The drawings here are my representation of either a) photo evidence of what existed in the 1930's or b) what I imagine was there based on either descriptions or ground contours, with a little bit of creative license for the current state of affairs while trying to stay in his style.
One thing that stood out to me in research was the similarities between a lot of the holes and traditional templates. This makes sense viewed in the lens that RTJ had just completed a tour of Scotland. Of course he would use the holes he liked! For example, #6 is a Double Plateau green- a small, extreme version, but one nonetheless. #9 is a Cape hole. #12 is an Eden with the bunkers restored. #14 is similar to a Leven, etc.#1
Prior to 1995, the opening hole played as a 490 yard par 5. There was little trouble anywhere, but a fantastic little green which subtly runs away towards the lake.
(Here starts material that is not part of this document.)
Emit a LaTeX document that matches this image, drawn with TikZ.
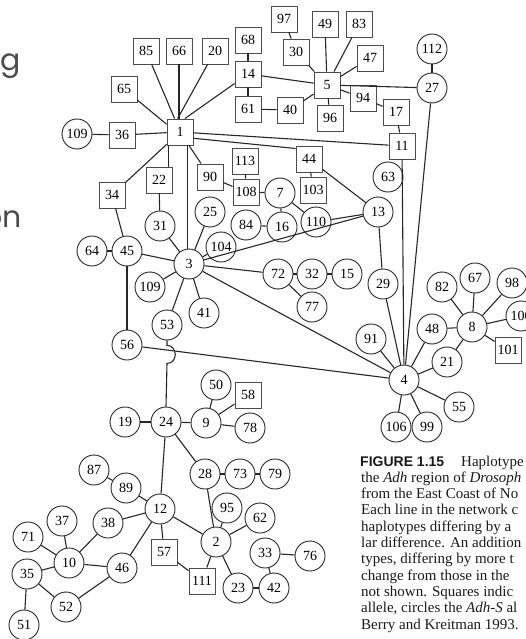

Now it's a 390 yard par 4 with the same green, leaving the typical player with a mid iron into a green that slopes away. There is a lot of unused real estate surrounding the fairway which could be repurposed. This is one of the few holes where I propose a fairly radical change, cutting down the line of trees by the chipping green and moving the tee 40 yards right. This opens up the possibility of a short flight range and a Himalayas-style putting course, along with a snack/bar hut hopefully creating a community feel. The fairway bunkers (church pews probably a bit over the top
are intended to frame the tee shot and subtly push the player right, away from the ideal line into this green- which I propose dropping about 3-5' so the hills behind create a punchbowl effect and a much friendlier start for the player.